I’m going weeks not just not getting drunk–I’ve done that before–but not even WANTING to get drunk.  That is new.

This blog represents a series of spasms, in a way.  It is a labor of love, but it also represents an outlet for manic energy, for my childish urge to impose my will on the world, to be relevant, to matter, to feel some sense of control, which of course I really don’t, in any important way.  What will be, will be.  That would probably sound better in French.

My history of keeping my word when I say I am going to stop blogging is not good.  Terrible, in fact.  Really terrible.  It feels like I would lose a friend, something important, a vital outlet.  And maybe I would.

But I am going to try and take the leap again.

I will share a couple thoughts first, though.

1) It seems to me that Leftist AgitProp had really created the sense among many that black people are a different species of human, that their “experience” somehow partakes of a mystic unintelligibility for us white folks, and that in some latent way we nearly need to worship them.

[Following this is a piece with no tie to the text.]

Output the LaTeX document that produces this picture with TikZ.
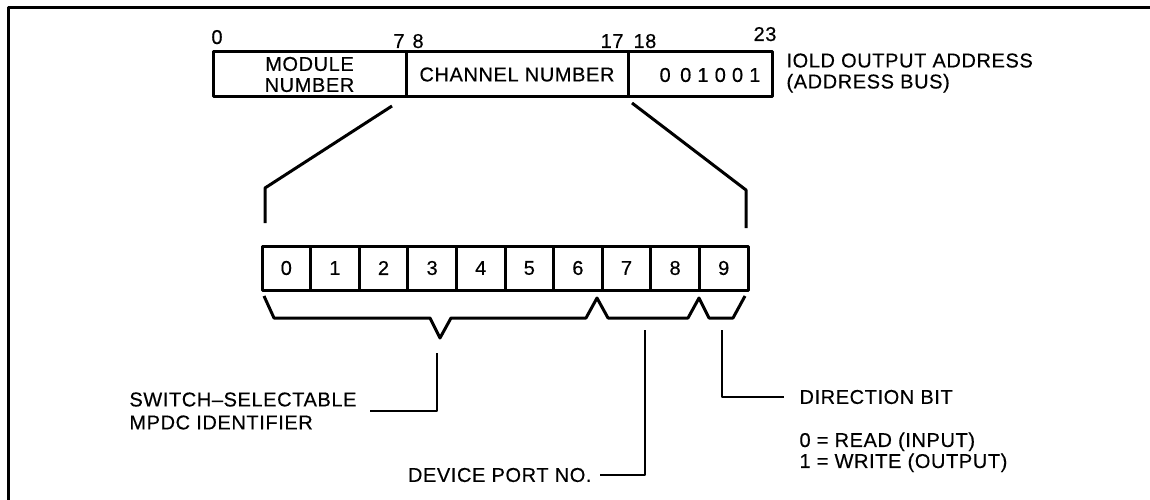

Here is the reality: all of us–or most of us–have had the shit knocked out of us emotionally at some point or other.  All of us have had people make unwarranted and negative assumptions about us.  All of us have been discriminated against.  Black people are not a different species of human.  You can talk to them, you can listen to their stories, and you can compare them to your stories.  You know what?  There is a lot of overlap.  They are not that different from “normal” people.  Yes, that was consciously an echo of the racism of the white people (mainly) comprising and running BLM.

I think most normal black folks, looking at the white people wanting to kiss their feet, have to be thinking “what the fuck is wrong with these people?”  Some, of course, seeing suckers all around them, figure out how to take advantage of it.  It’s a target rich environment, for sure, and honestly I can’t blame them.  How often do any of us get people begging to be taken advantage of, and heaping praise on us for doing it?

2) I have been calling the global lockdowns a crime of historic proportions.  What they also represent is an historically unprecedented abuse of expertise, of the secular scientific priesthood, and the trust we place in such oracles and leaders.  THEY ARE LYING TO US.  They are not doing science.  None of these responses are tested, and none stand up to scientific scrutiny.  

We should be copying Sweden or Switzerland.  This is an unmistakable FACT.  It can’t be argued, in my view.  So why aren’t we?  Because our priesthood has been corrupted.  It’s unbelievable, the venality and recklessness of people we should be able to trust, but obviously can’t.

I am quite bullish, by the way, as far as Trump.  HCQ will prevent serious complications, in my opinion, and with zinc and Azithromyacin he will probably get through this whole thing without significantly decreasing his work load.  He’ll sleep a few more hours a night for a few days, but I think that will be about it.  I may be wrong, but I doubt it.  The actual science seems reasonably clear.